◆ **DO THIS**
Print the lines from the one that contains "Rebuild this chart" to the one that contains "from matplotlib.patches import Rectangle", inclusive, exactly as they appear, and please drop any pictures.

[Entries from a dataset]
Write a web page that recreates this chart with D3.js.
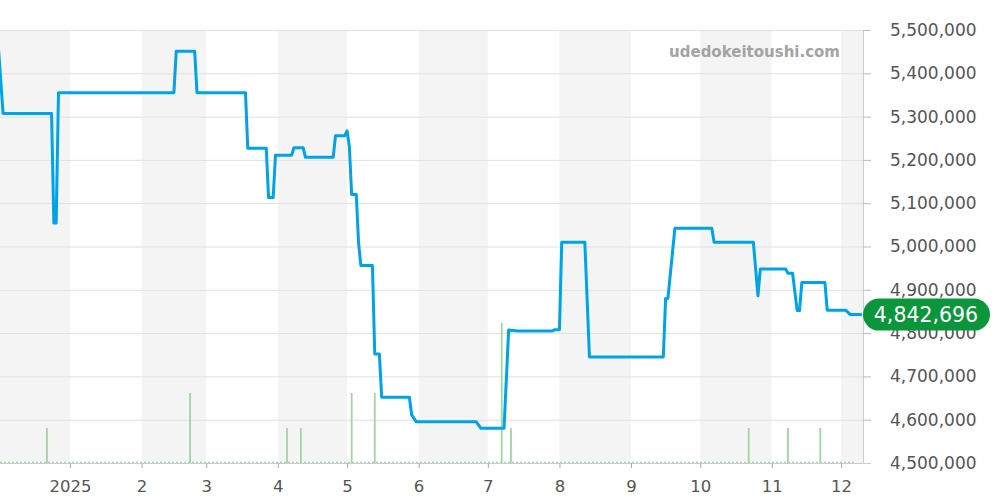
<!DOCTYPE html>
<html>
<head>
<meta charset="UTF-8">
<title>price chart</title>
<script src="https://cdn.jsdelivr.net/npm/d3@7"></script>
<style>
  body { margin: 0; background: #fff; }
  text { font-family: "DejaVu Sans", sans-serif; }
</style>
</head>
<body>
<svg width="1000" height="500"></svg>
<script>
// price history (date, yen)
var priceDates = [
  "2024-12-01","2024-12-03","2024-12-24","2024-12-25","2024-12-26","2024-12-27",
  "2025-02-15","2025-02-16","2025-02-24","2025-02-25","2025-03-18","2025-03-19",
  "2025-03-27","2025-03-28","2025-03-30","2025-03-31","2025-04-07","2025-04-08",
  "2025-04-12","2025-04-13","2025-04-25","2025-04-26","2025-04-30","2025-05-01",
  "2025-05-02","2025-05-03","2025-05-05","2025-05-06","2025-05-07","2025-05-12",
  "2025-05-13","2025-05-15","2025-05-16","2025-05-28","2025-05-29","2025-05-31",
  "2025-06-26","2025-06-28","2025-07-08","2025-07-10","2025-07-14","2025-07-29",
  "2025-07-30","2025-08-01","2025-08-02","2025-08-12","2025-08-14","2025-09-15",
  "2025-09-16","2025-09-17","2025-09-20","2025-10-06","2025-10-07","2025-10-24",
  "2025-10-26","2025-10-27","2025-11-07","2025-11-08","2025-11-10","2025-11-12",
  "2025-11-13","2025-11-14","2025-11-24","2025-11-25","2025-12-03","2025-12-05",
  "2025-12-10"
];
var priceValues = [
  5458000,5307000,5307000,5054000,5054000,5355000,
  5355000,5451000,5451000,5355000,5355000,5227000,
  5227000,5113000,5113000,5211000,5211000,5228000,
  5228000,5206000,5206000,5256000,5256000,5267000,
  5231000,5120000,5120000,5007000,4956000,4956000,
  4752000,4752000,4652000,4652000,4611000,4595000,
  4595000,4580000,4580000,4807000,4805000,4805000,
  4808000,4808000,5010000,5010000,4745000,4745000,
  4880000,4880000,5042000,5042000,5010000,5010000,
  4886000,4948000,4948000,4938000,4938000,4852000,
  4852000,4917000,4917000,4853000,4853000,4842696,
  4842696
];

// trade counts
var volumeDates = ["2024-12-22","2025-02-22","2025-04-05","2025-04-11","2025-05-03","2025-05-13",
                   "2025-07-07","2025-07-11","2025-10-22","2025-11-08","2025-11-22"];
var volumeValues = [1,2,1,1,2,2,4,1,1,1,1];

var yTicks = [4500000,4600000,4700000,4800000,4900000,5000000,5100000,5200000,5300000,5400000,5500000];
var monthStarts = ["2024-12-01","2025-01-01","2025-02-01","2025-03-01","2025-04-01","2025-05-01",
                   "2025-06-01","2025-07-01","2025-08-01","2025-09-01","2025-10-01","2025-11-01","2025-12-01"];
var lastPrice = 4842696;

var parse = d3.timeParse("%Y-%m-%d");
var svg = d3.select("svg");
var plotW = 863, plotTop = 30, plotBottom = 463;

var x = d3.scaleTime()
  .domain([new Date(2024, 11, 1, 16), new Date(2025, 11, 10, 12)])
  .range([0, plotW]);
var y = d3.scaleLinear().domain([4500000, 5500000]).range([plotBottom, plotTop]);
var yv = d3.scaleLinear().domain([0, 12.37]).range([plotBottom, plotTop]);

var prices = priceDates.map(function(d, i){ return {date: parse(d), value: priceValues[i]}; });
var vols = volumeDates.map(function(d, i){ return {date: parse(d), value: volumeValues[i]}; });
var months = monthStarts.map(parse);

// month bands
svg.append("g").selectAll("rect")
  .data(months)
  .enter().append("rect")
  .attr("x", function(d){ return Math.max(0, x(d)); })
  .attr("y", plotTop)
  .attr("width", function(d){
    var next = d3.timeMonth.offset(d, 1);
    return Math.min(plotW, x(next)) - Math.max(0, x(d));
  })
  .attr("height", plotBottom - plotTop)
  .attr("fill", function(d, i){ return i % 2 === 0 ? "#f4f4f4" : "#fff"; });

// grid lines
svg.append("g").selectAll("line")
  .data(yTicks)
  .enter().append("line")
  .attr("x1", 0).attr("x2", plotW)
  .attr("y1", function(d){ return y(d) + 0.5; })
  .attr("y2", function(d){ return y(d) + 0.5; })
  .attr("stroke", "#e0e0e0");

// right axis
var yAxis = d3.axisRight(y).tickValues(yTicks).tickSize(8).tickPadding(19)
  .tickFormat(d3.format(","));
var ya = svg.append("g").attr("transform", "translate(" + plotW + ",0)").call(yAxis);
ya.select(".domain").attr("stroke", "#ccc").attr("d", "M0.5," + plotTop + "V" + plotBottom);
ya.selectAll(".tick line").attr("stroke", "#bbb");
ya.selectAll(".tick text").attr("fill", "#555").style("font-size", "17px")
  .style("font-family", "DejaVu Sans");

// bottom axis
var xAxis = d3.axisBottom(x).tickValues(months.slice(1)).tickSize(5).tickPadding(12)
  .tickFormat(function(d){ return d.getMonth() === 0 ? d.getFullYear() : (d.getMonth() + 1); });
var xa = svg.append("g").attr("transform", "translate(0," + plotBottom + ")").call(xAxis);
xa.select(".domain").attr("stroke", "#ccc").attr("d", "M0,0.5H871");
xa.selectAll(".tick line").attr("stroke", "#aaa");
xa.selectAll(".tick text").attr("fill", "#555").style("font-size", "16.5px")
  .style("font-family", "DejaVu Sans");

// volume baseline (dotted)
svg.append("line")
  .attr("x1", 0).attr("x2", x(parse("2025-12-07")))
  .attr("y1", plotBottom - 0.5).attr("y2", plotBottom - 0.5)
  .attr("stroke", "#a6dba6").attr("stroke-width", 1.5)
  .attr("stroke-dasharray", "2,2");

// volume bars
svg.append("g").selectAll("line")
  .data(vols)
  .enter().append("line")
  .attr("x1", function(d){ return x(d.date); })
  .attr("x2", function(d){ return x(d.date); })
  .attr("y1", plotBottom)
  .attr("y2", function(d){ return yv(d.value); })
  .attr("stroke", "#9ed69e").attr("stroke-width", 1.8);

// watermark
svg.append("text")
  .attr("x", 840).attr("y", 57)
  .attr("text-anchor", "end")
  .attr("fill", "#a3a3a3")
  .style("font-size", "15px").style("font-weight", "bold")
  .text("udedokeitoushi.com");

// price line
var line = d3.line()
  .x(function(d){ return x(d.date); })
  .y(function(d){ return y(d.value); });
svg.append("path")
  .datum(prices)
  .attr("d", line)
  .attr("fill", "none")
  .attr("stroke", "#00a2e8")
  .attr("stroke-width", 3)
  .attr("stroke-linejoin", "round");

// last price label
var ly = y(lastPrice);
svg.append("rect")
  .attr("x", 863).attr("y", ly - 16)
  .attr("width", 127).attr("height", 32)
  .attr("rx", 16).attr("ry", 16)
  .attr("fill", "#0b963c");
svg.append("text")
  .attr("x", 926).attr("y", ly)
  .attr("dy", "0.36em")
  .attr("text-anchor", "middle")
  .attr("fill", "#fff")
  .style("font-size", "20.5px")
  .text(d3.format(",")(lastPrice));
</script>
</body>
</html>
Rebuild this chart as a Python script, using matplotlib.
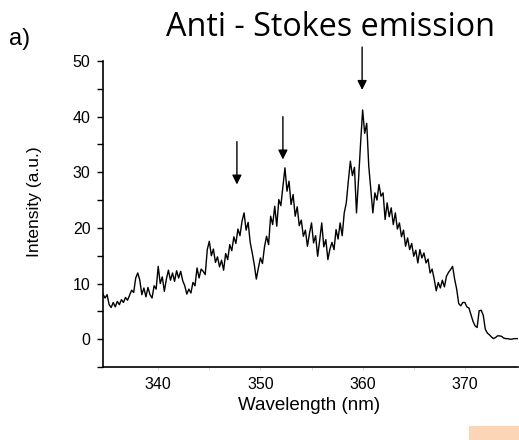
import numpy as np
import matplotlib.pyplot as plt
from matplotlib.patches import Rectangle

# spectrum sampled every 0.2 nm starting at 334.6 nm
wl_start = 334.6
wl_step = 0.2
intensity = [
    8.1, 7.4, 8.0, 6.2, 5.7, 6.6, 5.8, 6.8, 6.2, 7.1,
    6.6, 7.5, 7.0, 7.9, 8.8, 8.4, 11.0, 11.9, 10.6, 8.0,
    9.2, 7.6, 9.3, 8.0, 7.4, 9.6, 9.0, 13.1, 10.0, 11.2,
    8.6, 10.8, 12.4, 10.6, 11.9, 10.4, 12.3, 11.0, 12.2, 10.5,
    9.6, 8.1, 9.0, 8.3, 10.2, 9.6, 12.8, 11.0, 12.6, 12.2,
    11.6, 16.1, 17.6, 15.0, 16.2, 13.8, 14.8, 13.0, 14.2, 12.4,
    15.4, 14.3, 17.0, 15.9, 18.4, 17.2, 19.8, 18.6, 21.2, 22.7,
    19.6, 21.0, 17.4, 15.5, 13.4, 10.8, 12.8, 14.6, 13.6, 16.6,
    18.5, 17.0, 22.1, 20.6, 23.9, 20.3, 25.1, 24.0, 27.4, 30.8,
    26.6, 28.4, 24.2, 26.0, 22.1, 23.8, 20.4, 21.4, 18.5, 19.6,
    16.7, 19.0, 20.9, 17.3, 18.6, 14.9, 17.8, 20.9, 16.6, 17.9,
    14.3, 16.2, 17.4, 16.1, 19.7, 18.0, 20.9, 18.6, 22.7, 24.5,
    28.4, 32.0, 29.4, 30.9, 22.7, 28.7, 35.2, 41.2, 37.0, 38.8,
    31.1, 26.9, 22.7, 26.3, 25.0, 27.8, 25.7, 26.3, 21.5, 24.5,
    22.0, 23.6, 20.6, 22.7, 19.8, 20.9, 18.4, 19.6, 16.7, 18.2,
    16.1, 17.2, 14.9, 16.0, 13.7, 16.1, 14.6, 15.5, 13.7, 14.4,
    11.9, 12.6, 10.8, 8.7, 10.2, 9.2, 10.6, 9.4, 11.3, 12.0,
    12.5, 13.1, 10.8, 9.0, 6.4, 6.0, 6.6, 6.6, 5.8, 5.6,
    4.4, 3.2, 2.4, 2.1, 5.1, 5.2, 4.3, 1.8, 1.1, 0.8,
    0.4, 0.1, 0.3, 0.6, 0.6, 0.5, 0.2, 0.1, 0.1, 0.0,
    0.0, 0.1, 0.1, 0.1,
]
wavelength = wl_start + wl_step * np.arange(len(intensity))

# marked peaks: (wavelength, arrow top, arrow tip)
peak_wl = [347.7, 352.2, 359.95]
arrow_top = [35.5, 40.0, 52.5]
arrow_tip = [27.8, 32.3, 44.8]

W, H = 519, 440
fig = plt.figure(figsize=(W / 100, H / 100), dpi=100)
ax = fig.add_axes([103 / W, 1 - 367 / H, 415 / W, 306 / H])

ax.plot(wavelength, intensity, color='black', lw=1.0)

for x, y0, y1 in zip(peak_wl, arrow_top, arrow_tip):
    ax.annotate('', xy=(x, y1), xytext=(x, y0), annotation_clip=False,
                arrowprops=dict(arrowstyle='-|>', color='black', lw=1.0,
                                mutation_scale=14, shrinkA=0, shrinkB=0))

ax.set_xlim(334.6, 375.2)
ax.set_ylim(-5, 50)
ax.set_xticks([340, 350, 360, 370])
ax.set_xticks([345, 355, 365], minor=True)
ax.set_yticks([0, 10, 20, 30, 40, 50])
ax.set_yticks([-5, 5, 15, 25, 35, 45], minor=True)
ax.spines['top'].set_visible(False)
ax.spines['right'].set_visible(False)
ax.spines['left'].set_linewidth(1.2)
ax.spines['bottom'].set_linewidth(1.2)
ax.tick_params(axis='y', which='both', direction='out', length=4, width=1.0,
               labelsize=11.5, pad=5)
ax.tick_params(axis='x', which='both', length=2, width=0.6, color='#d0d0d0',
               labelsize=11.5, pad=5)
for lab in ax.get_xticklabels() + ax.get_yticklabels():
    lab.set_family('Liberation Sans')

fig.text(309 / W, 1 - 405 / H, 'Wavelength (nm)', ha='center', va='center',
         fontsize=13.5, family='Liberation Sans')
fig.text(35 / W, 1 - 202 / H, 'Intensity (a.u.)', ha='center', va='center',
         rotation=90, fontsize=12.5, family='Liberation Sans')
fig.text(330 / W, 1 - 27 / H, 'Anti - Stokes emission', ha='center', va='center',
         fontsize=23.3, family='Open Sans')
fig.text(9 / W, 1 - 39 / H, 'a)', ha='left', va='center',
         fontsize=17, family='Liberation Sans')

fig.patches.append(Rectangle((469 / W, 0), 50 / W, 14 / H, transform=fig.transFigure,
                             facecolor='#fbd5b5', edgecolor='none'))

fig.savefig('out.png', dpi=100)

◆ **EXERCISE RESULT**
Rebuild this chart as a Python script, using matplotlib.
import numpy as np
import matplotlib.pyplot as plt
from matplotlib.patches import Rectangle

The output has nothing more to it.